- [Aim of the task]: Extract only the lines running from the top of the entries to the line that holds "import plotly.graph_objects as go". Include that line and omit the pictures.

(Source data)
○ ○ ○

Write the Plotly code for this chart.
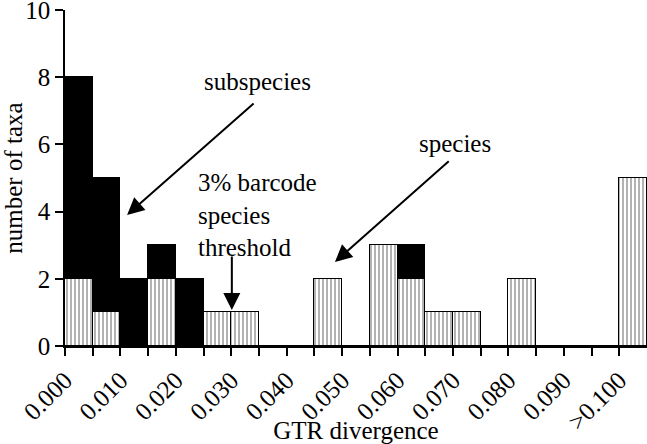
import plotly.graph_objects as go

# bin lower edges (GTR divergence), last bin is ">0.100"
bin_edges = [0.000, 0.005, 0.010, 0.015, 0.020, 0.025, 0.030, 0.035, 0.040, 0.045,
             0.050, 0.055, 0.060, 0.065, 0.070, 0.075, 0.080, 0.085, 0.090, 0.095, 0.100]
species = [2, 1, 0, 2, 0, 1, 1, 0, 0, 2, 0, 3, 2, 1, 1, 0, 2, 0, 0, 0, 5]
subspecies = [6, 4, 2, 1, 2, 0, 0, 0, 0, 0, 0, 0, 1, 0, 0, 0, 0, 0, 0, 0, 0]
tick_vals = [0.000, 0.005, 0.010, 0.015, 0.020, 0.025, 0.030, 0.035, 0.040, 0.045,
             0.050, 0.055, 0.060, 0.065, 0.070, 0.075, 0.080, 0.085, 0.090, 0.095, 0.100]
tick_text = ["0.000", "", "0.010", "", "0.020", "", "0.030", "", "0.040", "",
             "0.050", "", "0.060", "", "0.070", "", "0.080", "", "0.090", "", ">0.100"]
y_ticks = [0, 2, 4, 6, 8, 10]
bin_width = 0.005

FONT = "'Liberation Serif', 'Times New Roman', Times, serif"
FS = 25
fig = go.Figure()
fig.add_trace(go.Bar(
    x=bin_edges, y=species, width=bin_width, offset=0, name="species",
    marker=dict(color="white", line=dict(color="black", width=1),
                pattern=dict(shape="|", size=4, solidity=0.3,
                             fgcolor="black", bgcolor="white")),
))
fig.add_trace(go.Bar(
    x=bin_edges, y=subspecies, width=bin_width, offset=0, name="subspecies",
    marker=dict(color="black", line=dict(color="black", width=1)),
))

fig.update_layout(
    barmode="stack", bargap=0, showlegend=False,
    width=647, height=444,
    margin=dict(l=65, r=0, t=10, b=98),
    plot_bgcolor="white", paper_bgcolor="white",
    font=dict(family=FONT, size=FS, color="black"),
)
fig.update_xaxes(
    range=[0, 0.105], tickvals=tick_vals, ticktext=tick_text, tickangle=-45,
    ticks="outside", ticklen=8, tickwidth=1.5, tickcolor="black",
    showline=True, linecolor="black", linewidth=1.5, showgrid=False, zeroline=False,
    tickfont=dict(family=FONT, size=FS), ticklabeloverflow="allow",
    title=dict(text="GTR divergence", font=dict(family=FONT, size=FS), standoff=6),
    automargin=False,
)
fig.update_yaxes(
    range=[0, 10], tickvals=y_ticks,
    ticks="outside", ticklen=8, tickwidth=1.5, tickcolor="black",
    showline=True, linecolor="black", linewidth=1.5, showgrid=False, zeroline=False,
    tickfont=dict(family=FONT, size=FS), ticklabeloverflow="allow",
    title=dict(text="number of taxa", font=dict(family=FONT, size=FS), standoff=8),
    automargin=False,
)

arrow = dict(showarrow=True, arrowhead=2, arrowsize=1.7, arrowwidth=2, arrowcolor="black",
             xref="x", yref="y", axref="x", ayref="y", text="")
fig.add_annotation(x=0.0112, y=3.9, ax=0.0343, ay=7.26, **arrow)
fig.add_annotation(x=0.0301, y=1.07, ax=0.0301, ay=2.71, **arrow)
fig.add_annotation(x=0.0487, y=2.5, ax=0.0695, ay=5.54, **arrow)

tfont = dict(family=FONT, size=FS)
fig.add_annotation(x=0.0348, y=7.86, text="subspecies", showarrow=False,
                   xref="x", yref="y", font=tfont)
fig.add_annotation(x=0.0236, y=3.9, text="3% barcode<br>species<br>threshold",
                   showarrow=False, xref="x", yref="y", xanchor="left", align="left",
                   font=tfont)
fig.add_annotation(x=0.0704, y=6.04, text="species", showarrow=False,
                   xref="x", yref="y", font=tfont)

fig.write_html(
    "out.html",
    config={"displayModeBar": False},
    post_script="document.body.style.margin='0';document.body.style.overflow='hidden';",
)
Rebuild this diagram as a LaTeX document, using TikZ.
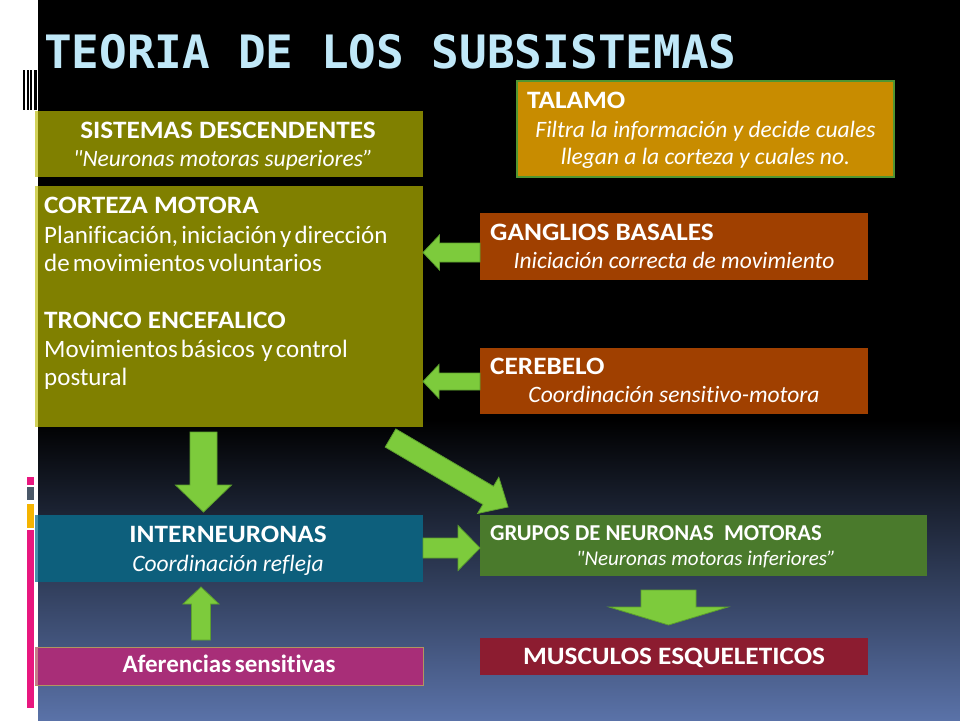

○ ○ ○

- [Correct result]:
Write the Plotly code for this chart.
import plotly.graph_objects as go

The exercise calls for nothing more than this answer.